Customary (urfi) marriages are marriages that are considered valid in Sunni Islam but have not been registered with the state.

Under existing law, a wife can file a lawsuit to prove the validity of an marriage with an urfi marriage contract and will then be able to get the required marital maintenance from her husband, or alimony in the case of divorce.

A customary marriage can also be proven by other methods like witness testimony.

Family courts can use urfi marriage contracts as proof of paternity.


The National Council for Women suggested putting in place a five-year time limit for registering urfi marriage contracts.

Some MPs, like Amenah Nossier, have suggested urfi marriages be criminalized.

Others, like the president of the Cairo Court of Appeals, suggested the annulment of any legal frameworks that permit urfi marriage.

Wives’ obedience

Current status:

Article 11 in Law 25 of 1929 states that if the wife refuses to obey the husband without good reason, her required financial maintenance stops from the date of her disobedience.

The article also states that the wife’s refusal to return to the matrimonial home after the husband has invited her to return by declaration is unlawful, and she would be considered recalcitrant (nashiz) and deprived from her legal rights as a wife, including maintenance and alimony.

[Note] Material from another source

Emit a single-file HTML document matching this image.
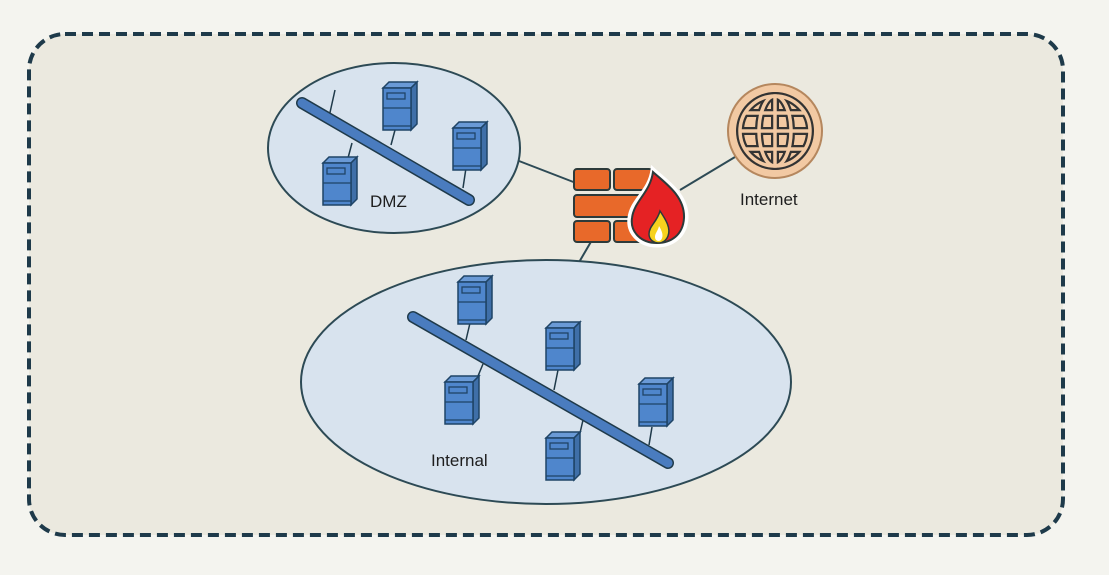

The wife can challenge this before the court within thirty days from the announcement.


The National Council for Women and some others suggested the total cancelation of the articles regulating wives’ obedience.


Current status:

There are currently no laws regulating the engagement period, its financial aspects or the pre-marital procedures in Egypt. The matter is governed mainly by customs and traditions that vary across the different regions. There is typically an exchange of rings and the groom gives the bride a shabka, a gift of jewelry, usually gold, to mark the engagement.


Al-Azhar, the National Council for Women, the Wafd Party and others have suggested laws covering the engagement period, and regulating financial aspects in case of annulment of the engagement, like the gifts that have been exchanged and the shabka.